The 2017–18 South of Scotland Football League was the 72nd season of the South of Scotland Football League, and the 4th season as the sixth tier of the Scottish football pyramid system. The season began on 29 July 2017 and ended on 7 May 2018. Reigning champions Edusport Academy were promoted to the Lowland League so did not defend their title.

The league was initially increased to a 16 team division as Bonnyton Thistle joined, and the reserve teams of Annan Athletic and Stranraer returned.

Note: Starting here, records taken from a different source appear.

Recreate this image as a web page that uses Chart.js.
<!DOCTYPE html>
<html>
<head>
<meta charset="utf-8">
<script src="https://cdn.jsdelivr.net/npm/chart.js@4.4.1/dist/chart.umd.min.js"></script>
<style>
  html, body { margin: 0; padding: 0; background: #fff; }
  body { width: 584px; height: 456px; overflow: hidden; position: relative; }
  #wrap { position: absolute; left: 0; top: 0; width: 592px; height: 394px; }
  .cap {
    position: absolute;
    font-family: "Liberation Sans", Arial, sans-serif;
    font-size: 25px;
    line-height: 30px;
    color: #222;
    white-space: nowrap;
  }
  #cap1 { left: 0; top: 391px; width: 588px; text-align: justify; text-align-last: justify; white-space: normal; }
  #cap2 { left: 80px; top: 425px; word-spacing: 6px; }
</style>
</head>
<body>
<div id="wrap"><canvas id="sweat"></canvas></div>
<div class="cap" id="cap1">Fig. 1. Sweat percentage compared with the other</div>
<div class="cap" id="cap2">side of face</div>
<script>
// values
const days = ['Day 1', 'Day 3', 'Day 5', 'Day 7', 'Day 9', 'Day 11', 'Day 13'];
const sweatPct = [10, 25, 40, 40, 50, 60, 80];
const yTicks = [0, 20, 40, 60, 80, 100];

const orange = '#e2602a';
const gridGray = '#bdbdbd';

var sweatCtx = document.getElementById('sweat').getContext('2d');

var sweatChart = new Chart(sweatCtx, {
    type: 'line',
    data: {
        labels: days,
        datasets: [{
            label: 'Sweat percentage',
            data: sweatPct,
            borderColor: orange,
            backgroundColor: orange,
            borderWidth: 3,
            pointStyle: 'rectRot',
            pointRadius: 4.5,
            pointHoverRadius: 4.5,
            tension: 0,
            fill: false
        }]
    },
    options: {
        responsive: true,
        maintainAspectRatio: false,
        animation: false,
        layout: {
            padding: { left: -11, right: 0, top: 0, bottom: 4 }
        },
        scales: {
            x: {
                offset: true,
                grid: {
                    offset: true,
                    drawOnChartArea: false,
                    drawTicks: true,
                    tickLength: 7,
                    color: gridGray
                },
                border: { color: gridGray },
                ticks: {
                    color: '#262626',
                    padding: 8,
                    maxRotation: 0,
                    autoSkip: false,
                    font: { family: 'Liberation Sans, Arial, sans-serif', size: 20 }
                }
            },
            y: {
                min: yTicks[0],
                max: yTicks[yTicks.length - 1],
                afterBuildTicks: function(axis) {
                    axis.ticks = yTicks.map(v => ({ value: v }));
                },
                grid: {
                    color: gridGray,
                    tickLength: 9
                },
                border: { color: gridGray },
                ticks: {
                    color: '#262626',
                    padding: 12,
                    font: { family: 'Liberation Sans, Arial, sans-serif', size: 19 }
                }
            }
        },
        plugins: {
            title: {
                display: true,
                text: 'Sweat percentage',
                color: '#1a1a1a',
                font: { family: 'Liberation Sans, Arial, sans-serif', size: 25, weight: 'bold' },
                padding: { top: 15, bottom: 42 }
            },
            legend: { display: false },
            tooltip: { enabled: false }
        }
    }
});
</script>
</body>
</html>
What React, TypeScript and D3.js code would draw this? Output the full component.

However, Wigtown & Bladnoch pulled out before the season started, reducing the division to fifteen teams.

Threave Rovers won the league with a 2–0 win over closest rivals Mid-Annandale on 23 April 2018. They faced 2017–18 East of Scotland Football League champions Kelty Hearts for a place in the 2018–19 Lowland Football League, but lost 10–0 on aggregate.

Teams

The following teams have changed since the 2016–17 season.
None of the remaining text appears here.